Psychology researcher Jimmy Calanchini has received a grant worth more than $431,000 from the National Science Foundation to fund a study of intergroup recognition.
The project title is “A Model of Generalized Ingroup Recognition Advantage,” and the duration of the funding is from Sept. 1, 2021 to Aug. 31, 2024.
Calanchini’s study will research the demonstrated phenomenon of lesser recognition memory for individuals not in one’s own racial group. The phenomenon is particularly troublesome in the U.S. criminal justice system, in which almost a third of wrongful convictions are overturned based on errors in cross-race identification.
“The cross-race effect would seem to be specific to faces: A glance at a face quickly reveals information about race, gender, age, and other social categories,” Calanchini wrote in his grant proposal. “Yet many objects beyond a face, or even beyond a person, may signal group membership and cause a recognition bias.”
The research will test the hypothesis that the relative inability to identify people transcends facial recognition.
The project will involve three experiments in which participants complete a learning task followed by a recognition task.
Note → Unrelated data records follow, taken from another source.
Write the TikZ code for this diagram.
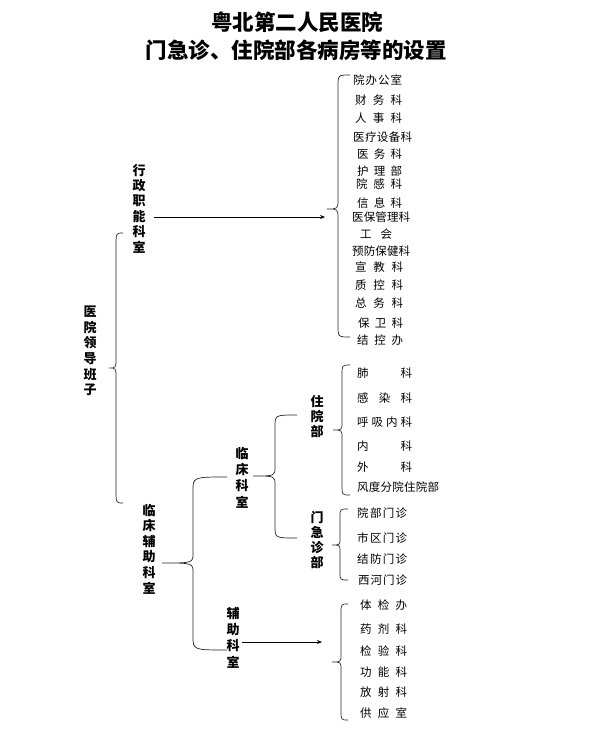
\documentclass[tikz,border=0pt]{standalone}
\usepackage{fontspec}
\setmainfont{Noto Sans CJK SC}
\usetikzlibrary{arrows.meta}
\newcommand\spr[2]{\hbox to #1pt{#2}}
% xline xtip xend ytop ytip ybot rend rtip
\newcommand\brc[8]{%
\draw[brcline] (#3,#4) .. controls (#1,#4) .. (#1,{#4+#7}) -- (#1,{#5-#8})
  .. controls (#1,#5) .. (#2,#5) .. controls (#1,#5) .. (#1,{#5+#8})
  -- (#1,{#6-#7}) .. controls (#1,#6) .. (#3,#6);}
\tikzset{
 lbl/.style={font=\bfseries\fontsize{13}{#1}\selectfont, align=center, inner sep=0pt},
 lbl/.default=15.5,
 itm/.style={font=\fontsize{11.5}{12}\selectfont, anchor=west, inner sep=0pt},
 ttl/.style={font=\bfseries\fontsize{21.5}{24}\selectfont, inner sep=0pt},
 brcline/.style={line width=0.7pt, draw=black!85},
 arr/.style={line width=0.7pt, -{Stealth[length=5pt,width=4pt]}}
}
\begin{document}
\begin{tikzpicture}[x=1pt,y=-1pt]
\path[fill=white] (0,0) rectangle (592,736);
% title
\node[ttl] (t1) at (297,22) {粤北第二人民医院};
\node[ttl] (t2) at (296,50) {门急诊、住院部各病房等的设置};
% labels
\node[lbl=15.4] (xz) at (139,208.5) {行\\政\\职\\能\\科\\室};
\node[lbl=15.6] (ld) at (90,351) {医\\院\\领\\导\\班\\子};
\node[lbl=15.6] (lcfz) at (149,549) {临\\床\\辅\\助\\科\\室};
\node[lbl=16.3] (lc) at (242,477.5) {临\\床\\科\\室};
\node[lbl=15] (zy) at (317,417) {住\\院\\部};
\node[lbl=15] (mj) at (317,540.5) {门\\急\\诊\\部};
\node[lbl=16.3] (fz) at (233,637.5) {辅\\助\\科\\室};
% braces
\brc{116}{109}{123}{233}{368}{503}{14}{10}
\brc{338}{327}{350}{75}{209}{337}{12}{10}
\brc{193}{162}{227}{477}{563}{650}{14}{10}
\brc{275}{253}{297}{415}{476}{538}{12}{9}
\brc{342}{333}{350}{365}{430}{495}{10}{8}
\brc{340}{332}{348}{509}{545}{580}{8}{7}
\brc{341}{332}{348}{604}{662}{720}{10}{8}
% arrows
\coordinate (a1s) at (154,217);
\coordinate (a1e) at (325,217);
\draw[arr] (a1s) -- (a1e);
\coordinate (a2s) at (242,642);
\coordinate (a2e) at (322,642);
\draw[arr] (a2s) -- (a2e);
% admin items
\node[itm] (i1) at (353,80) {\spr{49}{院\hfill 办\hfill 公\hfill 室}};
\node[itm] (i2) at (355,100) {\spr{47}{财\hfill 务\hfill 科}};
\node[itm] (i3) at (355,118) {\spr{47}{人\hfill 事\hfill 科}};
\node[itm] (i4) at (353,137) {\spr{59}{医\hfill 疗\hfill 设\hfill 备\hfill 科}};
\node[itm] (i5) at (357,154) {\spr{45}{医\hfill 务\hfill 科}};
\node[itm] (i6) at (357,171) {\spr{45}{护\hfill 理\hfill 部}};
\node[itm] (i7) at (356,184) {\spr{46}{院\hfill 感\hfill 科}};
\node[itm] (i8) at (357,203) {\spr{45}{信\hfill 息\hfill 科}};
\node[itm] (i9) at (352,217) {\spr{58}{医\hfill 保\hfill 管\hfill 理\hfill 科}};
\node[itm] (i10) at (360,234) {\spr{32}{工\hfill 会}};
\node[itm] (i11) at (352,251) {\spr{58}{预\hfill 防\hfill 保\hfill 健\hfill 科}};
\node[itm] (i12) at (355,267) {\spr{48}{宣\hfill 教\hfill 科}};
\node[itm] (i13) at (355,285) {\spr{48}{质\hfill 控\hfill 科}};
\node[itm] (i14) at (355,303) {\spr{48}{总\hfill 务\hfill 科}};
\node[itm] (i15) at (358,323) {\spr{45}{保\hfill 卫\hfill 科}};
\node[itm] (i16) at (357,340) {\spr{46}{结\hfill 控\hfill 办}};
% inpatient
\node[itm] (z1) at (357,373) {\spr{55}{肺\hfill 科}};
\node[itm] (z2) at (357,398) {\spr{55}{感\hfill 染\hfill 科}};
\node[itm] (z3) at (357,422) {\spr{55}{呼\hfill 吸\hfill 内\hfill 科}};
\node[itm] (z4) at (357,446) {\spr{55}{内\hfill 科}};
\node[itm] (z5) at (357,467) {\spr{55}{外\hfill 科}};
\node[itm] (z6) at (357,487) {\spr{82}{风\hfill 度\hfill 分\hfill 院\hfill 住\hfill 院\hfill 部}};
% outpatient
\node[itm] (m1) at (357,513) {\spr{50}{院\hfill 部\hfill 门\hfill 诊}};
\node[itm] (m2) at (357,538) {\spr{50}{市\hfill 区\hfill 门\hfill 诊}};
\node[itm] (m3) at (357,559) {\spr{50}{结\hfill 防\hfill 门\hfill 诊}};
\node[itm] (m4) at (358,580) {\spr{49}{西\hfill 河\hfill 门\hfill 诊}};
% auxiliary
\node[itm] (f1) at (360,605) {\spr{47}{体\hfill 检\hfill 办}};
\node[itm] (f2) at (360,629) {\spr{47}{药\hfill 剂\hfill 科}};
\node[itm] (f3) at (360,651) {\spr{47}{检\hfill 验\hfill 科}};
\node[itm] (f4) at (360,672) {\spr{47}{功\hfill 能\hfill 科}};
\node[itm] (f5) at (360,692) {\spr{47}{放\hfill 射\hfill 科}};
\node[itm] (f6) at (360,713) {\spr{47}{供\hfill 应\hfill 室}};
\end{tikzpicture}
\end{document}
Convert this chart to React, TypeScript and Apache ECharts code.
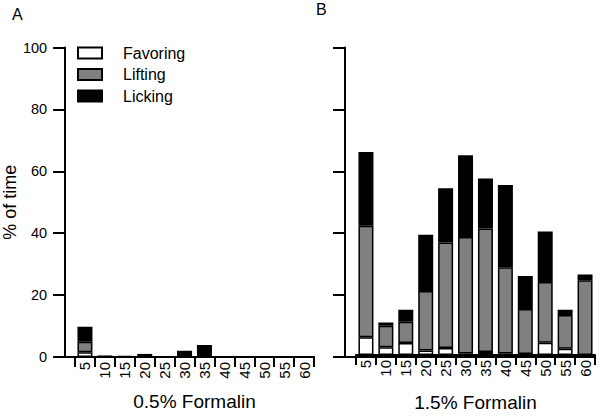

The first set of experiments will test whether people may better recognize information relevant to their own group because of shared experience and/or because they are more attentive to matters involving their own group.
The second set of experiments examines whether an ingroup recognition advantage occurs to the same extent for different groups to which one belongs, such as racial, gender, and religious groups. A third set will examine how the “ingroup” recognition advantage can lead to stereotypic judgments of others.
Calanchini, an assistant professor of psychology at UCR, said the research may inform interventions to reduce stereotypes in the public sphere, and to provide training at minority-serving institutions.